Why is it called Champion Hill?
Champion Hill takes its name from the de Crespigny family, Huguenot refugees who settled in Camberwell in the reign of William III. Their estate, Champion Lodge, was built in 1717 bearing the date on its fabric, and “Champion” was part of the family’s full name — Claude Champion de Crespigny. Both Champion Hill and the nearby De Crespigny Park preserve the family’s memory, even though Champion Lodge itself was demolished in 1841.
Did the 1948 Olympics take place at Champion Hill?
Yes. Champion Hill stadium hosted a football match during the 1948 London Summer Olympics on 2 August 1948, when South Korea beat Mexico 5–3 in front of approximately 6,000 spectators. The ground was one of several venues used for Olympic football across London that year, and its neighbour on the same southern ridge — Herne Hill Velodrome — hosted Olympic cycling.

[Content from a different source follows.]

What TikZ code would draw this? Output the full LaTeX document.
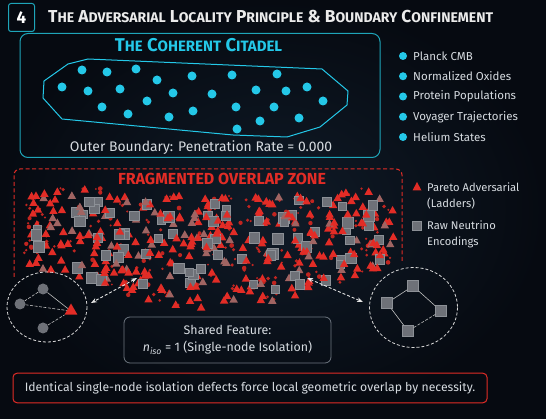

What is Champion Hill known for?
Champion Hill is best known as the home ground of Dulwich Hamlet FC, one of England’s most celebrated non-league clubs. The original stadium, opened in 1931, once held over 20,000 spectators and hosted 1948 Olympic football. The current stadium, rebuilt in 1992, was designated an asset of community value by Southwark Council in 2013 and remains a focal point of local identity in Peckham. The road outside the ground, Edgar Kail Way, commemorates the club’s greatest inter-war player.